COLLECTED MATERIAL |
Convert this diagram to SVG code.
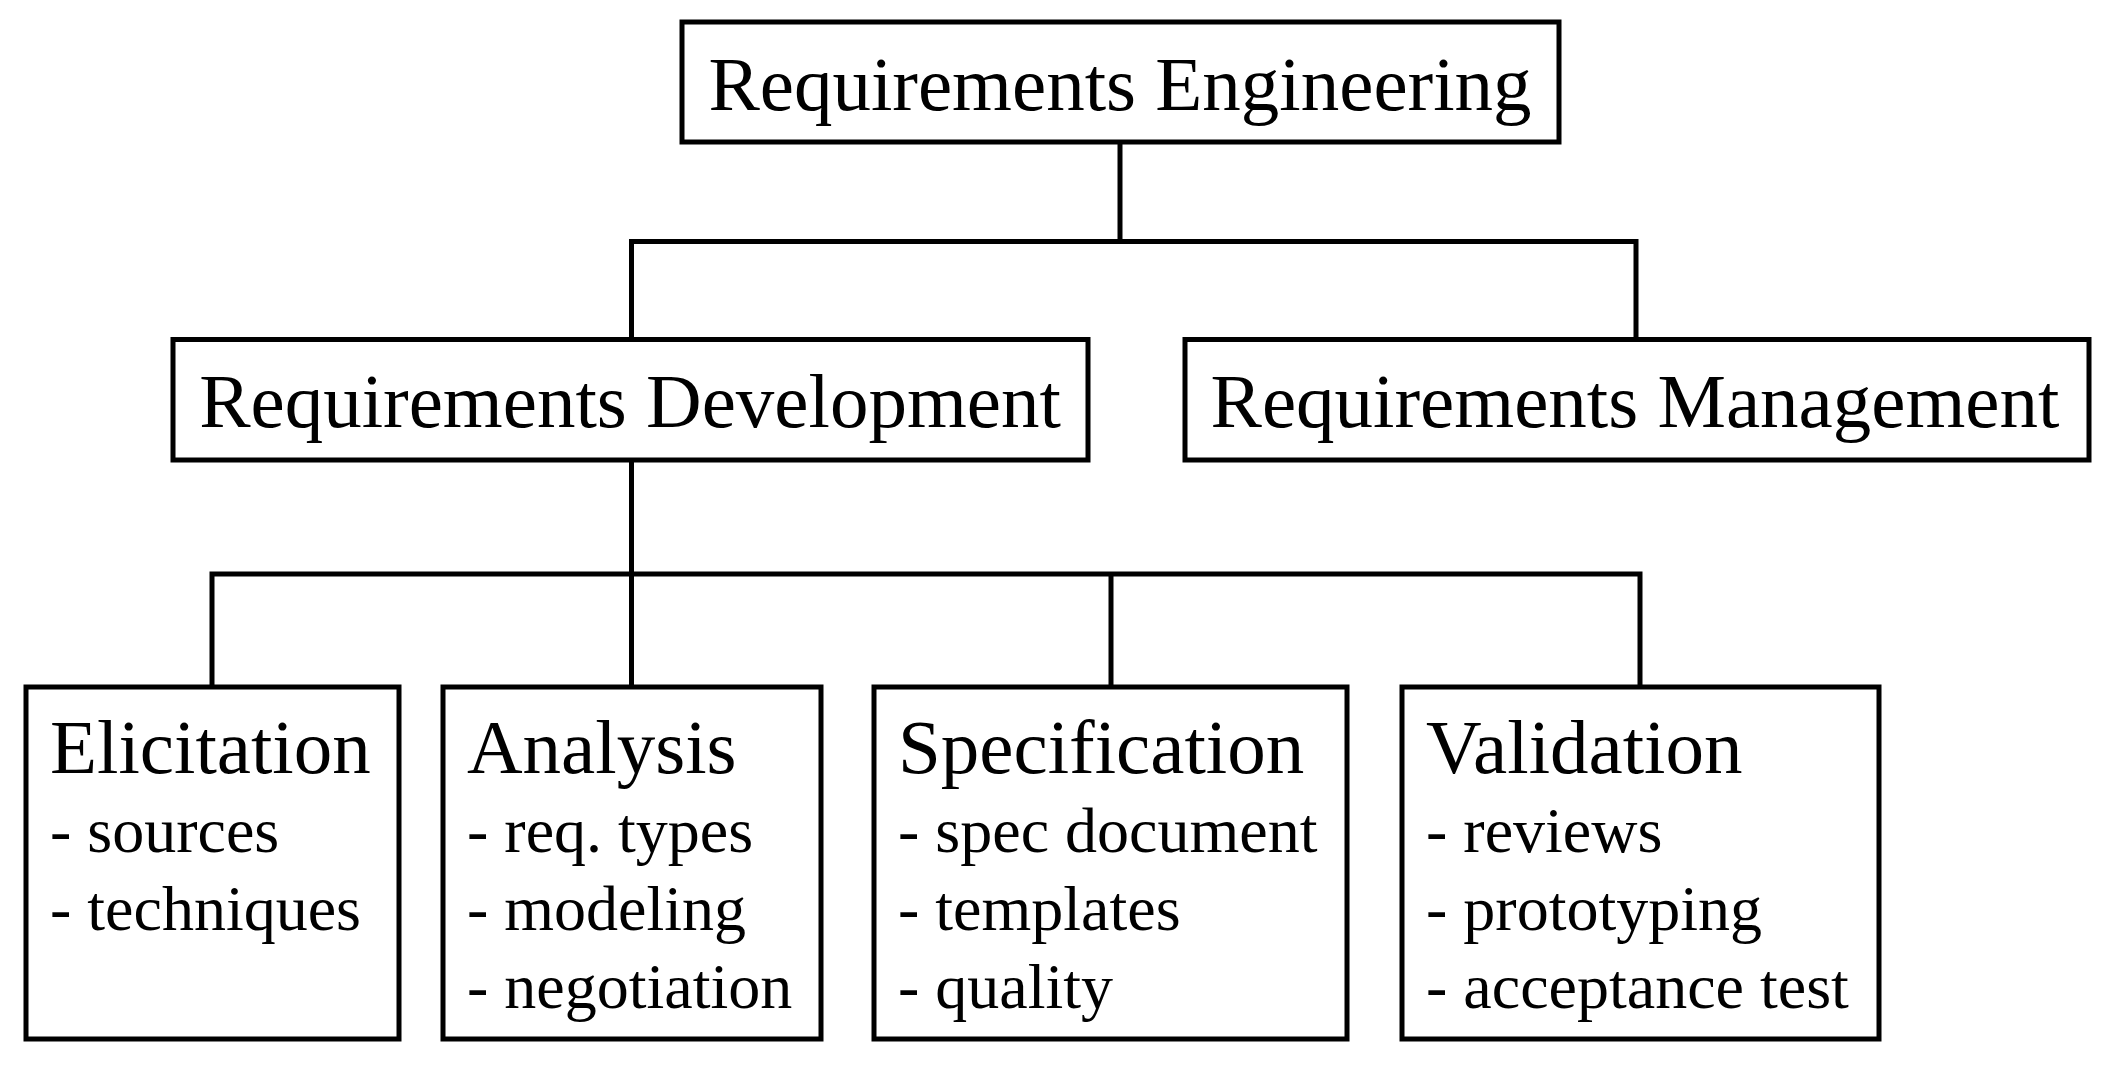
<svg xmlns="http://www.w3.org/2000/svg" width="2104" height="1068" viewBox="0 0 2104 1068">
<style>
.box{fill:#fff;stroke:#000;stroke-width:5}
.conn{fill:none;stroke:#000;stroke-width:5;stroke-linejoin:miter}
text{font-family:"Liberation Serif","Times New Roman",serif;fill:#000}
.t{font-size:77px}
.c{text-anchor:middle}
.i{font-size:64px}
</style>
<rect width="2104" height="1068" fill="#fff"/>
<g id="connectors">
<path class="conn" d="M1120,142 V241.5"/>
<path class="conn" d="M631.5,340 V241.5 H1636 V340"/>
<path class="conn" d="M631.5,460 V687"/>
<path class="conn" d="M212,687 V574 H1640 V687"/>
<path class="conn" d="M1111,574 V687"/>
</g>
<g id="n-re">
<rect class="box" x="682" y="22" width="877" height="120"/>
<text class="t c" x="1120" y="110">Requirements Engineering</text>
</g>
<g id="n-rd">
<rect class="box" x="173" y="339.5" width="915" height="120.5"/>
<text class="t c" x="630" y="427">Requirements Development</text>
</g>
<g id="n-rm">
<rect class="box" x="1185" y="339.5" width="904" height="120.5"/>
<text class="t c" x="1635" y="427">Requirements Management</text>
</g>
<g id="n-elic">
<rect class="box" x="26" y="687" width="373" height="352"/>
<text class="t" x="50" y="773">Elicitation</text>
<text class="i" x="50" y="852">- sources</text>
<text class="i" x="50" y="930">- techniques</text>
</g>
<g id="n-anal">
<rect class="box" x="443" y="687" width="378" height="352"/>
<text class="t" x="467" y="773">Analysis</text>
<text class="i" x="467" y="852">- req. types</text>
<text class="i" x="467" y="930">- modeling</text>
<text class="i" x="467" y="1008">- negotiation</text>
</g>
<g id="n-spec">
<rect class="box" x="874" y="687" width="473" height="352"/>
<text class="t" x="898" y="773">Specification</text>
<text class="i" x="898" y="852">- spec document</text>
<text class="i" x="898" y="930">- templates</text>
<text class="i" x="898" y="1008">- quality</text>
</g>
<g id="n-val">
<rect class="box" x="1402" y="687" width="477" height="352"/>
<text class="t" x="1426" y="773">Validation</text>
<text class="i" x="1426" y="852">- reviews</text>
<text class="i" x="1426" y="930">- prototyping</text>
<text class="i" x="1426" y="1008">- acceptance test</text>
</g>
</svg>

OBJECTIVE | Every line is to be duplicated exactly, though pictures stay out.

OUTPUT OF THE TASK |
Convert this diagram to SVG code.
<svg xmlns="http://www.w3.org/2000/svg" width="2104" height="1068" viewBox="0 0 2104 1068">
<style>
.box{fill:#fff;stroke:#000;stroke-width:5}
.conn{fill:none;stroke:#000;stroke-width:5;stroke-linejoin:miter}
text{font-family:"Liberation Serif","Times New Roman",serif;fill:#000}
.t{font-size:77px}
.c{text-anchor:middle}
.i{font-size:64px}
</style>
<rect width="2104" height="1068" fill="#fff"/>
<g id="connectors">
<path class="conn" d="M1120,142 V241.5"/>
<path class="conn" d="M631.5,340 V241.5 H1636 V340"/>
<path class="conn" d="M631.5,460 V687"/>
<path class="conn" d="M212,687 V574 H1640 V687"/>
<path class="conn" d="M1111,574 V687"/>
</g>
<g id="n-re">
<rect class="box" x="682" y="22" width="877" height="120"/>
<text class="t c" x="1120" y="110">Requirements Engineering</text>
</g>
<g id="n-rd">
<rect class="box" x="173" y="339.5" width="915" height="120.5"/>
<text class="t c" x="630" y="427">Requirements Development</text>
</g>
<g id="n-rm">
<rect class="box" x="1185" y="339.5" width="904" height="120.5"/>
<text class="t c" x="1635" y="427">Requirements Management</text>
</g>
<g id="n-elic">
<rect class="box" x="26" y="687" width="373" height="352"/>
<text class="t" x="50" y="773">Elicitation</text>
<text class="i" x="50" y="852">- sources</text>
<text class="i" x="50" y="930">- techniques</text>
</g>
<g id="n-anal">
<rect class="box" x="443" y="687" width="378" height="352"/>
<text class="t" x="467" y="773">Analysis</text>
<text class="i" x="467" y="852">- req. types</text>
<text class="i" x="467" y="930">- modeling</text>
<text class="i" x="467" y="1008">- negotiation</text>
</g>
<g id="n-spec">
<rect class="box" x="874" y="687" width="473" height="352"/>
<text class="t" x="898" y="773">Specification</text>
<text class="i" x="898" y="852">- spec document</text>
<text class="i" x="898" y="930">- templates</text>
<text class="i" x="898" y="1008">- quality</text>
</g>
<g id="n-val">
<rect class="box" x="1402" y="687" width="477" height="352"/>
<text class="t" x="1426" y="773">Validation</text>
<text class="i" x="1426" y="852">- reviews</text>
<text class="i" x="1426" y="930">- prototyping</text>
<text class="i" x="1426" y="1008">- acceptance test</text>
</g>
</svg>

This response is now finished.